The Art of the Midlife Makeover
The plot is a syllabus for the "divorce fantasy" that dominated book clubs for years. Julia Roberts plays Liz Gilbert, a woman who realizes her New York life—the husband (Billy Crudup), the house, the career—is a costume that no longer fits. After a rebound with a younger, "artistic" type played by James Franco (who spends the film looking like he’s trying to remember where he parked his bike), Liz decides to spend a year traveling. Italy for the food, India for the spirit, Bali for the balance.
Roberts is the only person who could have played this role. By 2010, her stardom was transitioning from the bubbly charm of Pretty Woman to a more weathered, soulful authority. She has this way of making a breakdown on a bathroom floor look both heartbreaking and perfectly lit. Looking back, the film captures that specific late-2000s anxiety where "having it all" wasn’t enough—you also had to find your "inner harmony," preferably while wearing expensive linen. It’s basically a two-hour commercial for high-end pasta and existential dread, but Roberts sells the journey with every megawatt smile and tearful epiphany.
Postcards from the Robert Richardson Lens
What elevates Eat Pray Love from a standard Lifetime-adjacent drama is the craft behind the camera. It’s easy to forget that this movie was shot by Robert Richardson, the legendary cinematographer who usually spends his time making Oliver Stone or Quentin Tarantino movies look gritty. Here, he applies that same genius to a plate of spaghetti. The Italy segment is a masterclass in warm, carb-heavy visuals. Every frame is drenched in a rich, velvety light that makes you want to lick the screen.
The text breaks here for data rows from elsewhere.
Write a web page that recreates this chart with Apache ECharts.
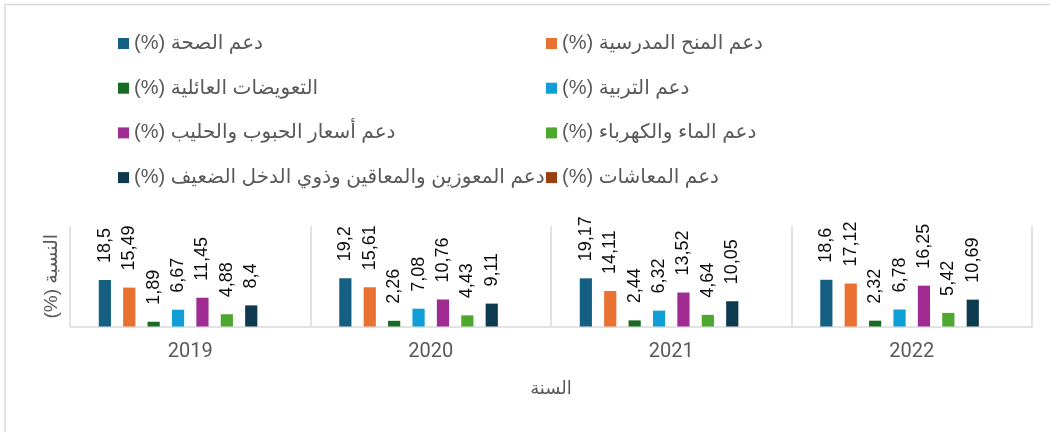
<!DOCTYPE html>
<html>
<head>
<meta charset="utf-8">
<script src="https://cdn.jsdelivr.net/npm/echarts@6/dist/echarts.min.js"></script>
<style>
  html, body { margin: 0; padding: 0; background: #fff; }
  #chart { width: 1050px; height: 432px; }
</style>
</head>
<body>
<div id="chart" dir="rtl"></div>
<script>
// السنوات
const years = ['2019', '2020', '2021', '2022']

// النسب المئوية لكل نوع دعم
const health = [18.5, 19.2, 19.17, 18.6]
const schoolGrants = [15.49, 15.61, 14.11, 17.12]
const familyAllowances = [1.89, 2.26, 2.44, 2.32]
const education = [6.67, 7.08, 6.32, 6.78]
const grainMilk = [11.45, 10.76, 13.52, 16.25]
const waterPower = [4.88, 4.43, 4.64, 5.42]
const needy = [8.4, 9.11, 10.05, 10.69]
const pensions = [null, null, null, null] // لا توجد قيم في الرسم

const names = {
  health: 'دعم الصحة (%)',
  school: 'دعم المنح المدرسية (%)',
  family: 'التعويضات العائلية (%)',
  education: 'دعم التربية (%)',
  grain: 'دعم أسعار الحبوب والحليب (%)',
  water: 'دعم الماء والكهرباء (%)',
  needy: 'دعم المعوزين والمعاقين وذوي الدخل الضعيف (%)',
  pensions: 'دعم المعاشات (%)'
}

const fontAr = '"Liberation Sans", "DejaVu Sans", sans-serif'
const grayText = '#595959'
const lineGray = '#d9d9d9'

const makeSeries = (name, data, color) => ({
  name: name,
  type: 'bar',
  data: data,
  barWidth: 12.2,
  barGap: '100%',
  itemStyle: { color: color },
  label: {
    show: true,
    position: 'top',
    distance: 17,
    rotate: 90,
    align: 'left',
    verticalAlign: 'middle',
    color: '#0d0d0d',
    fontSize: 18,
    fontFamily: 'Arial',
    formatter: (p) => String(p.value).replace('.', ',')
  }
})

const legendBase = {
  orient: 'vertical',
  icon: 'rect',
  itemWidth: 11,
  itemHeight: 11,
  itemGap: 24.7,
  top: 28.5,
  selectedMode: false,
  textStyle: { color: grayText, fontSize: 20, fontFamily: fontAr, lineHeight: 20 }
}

const chart = echarts.init(document.getElementById('chart'))
chart.setOption({
  animation: false,
  backgroundColor: '#fff',
  graphic: [{
    type: 'rect',
    shape: { x: 5, y: 4.5, width: 1200, height: 600 },
    style: { fill: 'none', stroke: lineGray, lineWidth: 1.5 },
    silent: true
  }],
  legend: [
    Object.assign({}, legendBase, {
      left: 113,
      data: [names.health, names.family, names.grain, names.needy]
    }),
    Object.assign({}, legendBase, {
      left: 541,
      data: [names.school, names.education, names.water, names.pensions]
    })
  ],
  grid: { left: 70, right: 18, top: 226, bottom: 105.5 },
  xAxis: {
    type: 'category',
    data: years,
    name: 'السنة',
    nameLocation: 'middle',
    nameGap: 54,
    nameTextStyle: { color: grayText, fontSize: 18, fontFamily: fontAr },
    axisLine: { lineStyle: { color: lineGray, width: 1.5 } },
    axisTick: { show: false },
    splitLine: { show: true, lineStyle: { color: lineGray, width: 1.5 } },
    axisLabel: { color: grayText, fontSize: 20, margin: 15, fontFamily: 'Roboto, sans-serif' }
  },
  yAxis: {
    type: 'value',
    min: 0,
    max: 40,
    name: 'النسبة (%)',
    nameLocation: 'middle',
    nameRotate: 90,
    nameGap: 9,
    nameTextStyle: { color: grayText, fontSize: 19, fontFamily: fontAr },
    axisLine: { show: false },
    axisTick: { show: false },
    axisLabel: { show: false },
    splitLine: { show: false }
  },
  series: [
    makeSeries(names.health, health, '#156082'),
    makeSeries(names.school, schoolGrants, '#e97132'),
    makeSeries(names.family, familyAllowances, '#196b24'),
    makeSeries(names.education, education, '#0f9ed5'),
    makeSeries(names.grain, grainMilk, '#a02b93'),
    makeSeries(names.water, waterPower, '#4ea72e'),
    makeSeries(names.needy, needy, '#0d3a4e'),
    makeSeries(names.pensions, pensions, '#9a4010')
  ]
})
</script>
</body>
</html>
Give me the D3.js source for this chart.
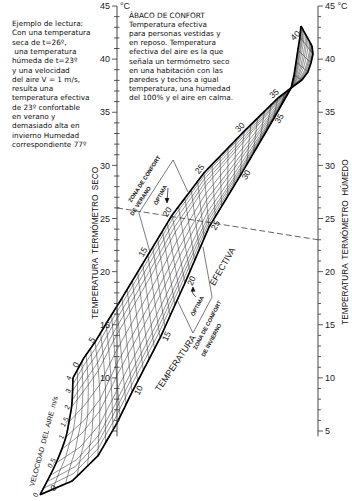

The film serves as a fascinating snapshot of the DVD culture's final peak. I remember the "Special Editions" of films like this being marketed as a total lifestyle package—deleted scenes of Liz in markets, recipes in the insert booklets, "making-of" featurettes that functioned as virtual vacations. It’s a very "analog" feeling story told with digital-era polish. However, the pacing does reveal its era’s indulgence; at 133 minutes, the film is a long-haul flight. By the time Liz gets to Bali, you start to wonder if she’s finding herself or just avoiding her taxes.
The Jenkins Factor and the Global Impact
While the romance with Javier Bardem (who is effortlessly charming as Felipe) is the "Pray" and "Love" payoff, the real heart of the film is tucked away in the India segment. Richard Jenkins as Richard from Texas provides the movie with its only real grounding wire. His monologue on the roof of the ashram about his own past failures is so raw and unpolished that it almost feels like it belongs in a different, better movie. It’s the one moment where the film’s glossy veneer cracks to show actual human pain rather than just "cinematic" sadness.
Culturally, this film was a juggernaut. It grossed over $204 million worldwide, proving that there was a massive, underserved audience of women who wanted to see their own interior lives treated with the scale of a summer blockbuster. The "Gilbert Effect" was a real thing; tourism in Ubud, Bali, reportedly spiked significantly after the film’s release. It was a phenomenon that transcended the screen, becoming a shorthand for a specific kind of self-care. Even if the film feels a bit indulgent now—the cinematic equivalent of a $14 green juice—its impact on how we tell "journey" stories is undeniable.
It’s easy to poke fun at the "first-world problems" on display, but Eat Pray Love works because it respects its protagonist's hunger for something more. It’s a visual feast with a few too many courses, but the performances from the supporting cast, especially Viola Davis as the grounded best friend, keep it from floating away into the ether. It’s the kind of movie that makes you want to delete your social media, buy a one-way ticket to Rome, and then remember that you actually have a job and a cat. But for two hours, Julia Roberts lets you pretend you don’t.